We’re going to cover some of the most expensive foods in the world. Be sure to read until the end to see which food item costs one million dollars. Check out these 46 luxury foods only millionaires can afford to eat. Maybe you have tried some, or you can one day.
46. $40/lb. Salt
Suppose you’re used to buying a large shaker of Morton salt for pennies a pound. With a 26 oz. container typically costing as little as 89 cents, $40/lb. for salt most likely seems outrageous. However, it’s a fairly reasonable price given the special nature of the Japanese seaweed salt called Amabito No Moshio. This salt has a long history in Japan. People have made it using the same traditional method for hundreds of years. It is laborious and expensive to produce. While the $40 price tag is high, you can find it in smaller quantities online. That way, it is reasonably accessible to try a fun addition to your favorite dishes.
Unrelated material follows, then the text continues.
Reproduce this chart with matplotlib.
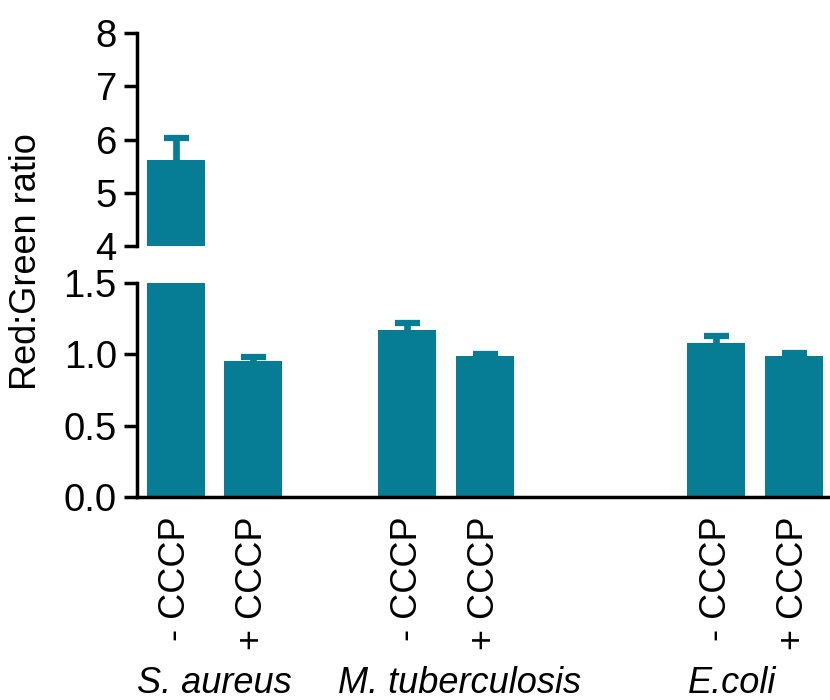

You may know Amabito No Moshio as seaweed salt. It’s the earliest known sea salt produced and consumed by humans, with evidence of its origin being over 2,500 years ago. Historically, people have mined salt in most of the world, while evaporating sea salt is a (relatively) more recent endeavor. People make the salt in an incredibly labor-intensive process that involves spreading seaweed on the beach between storms and rinsing the sheets in saltwater pools. They boil the brine with the seaweed bits, making a unique dark green, flavorful seaweed and ash-infused salt.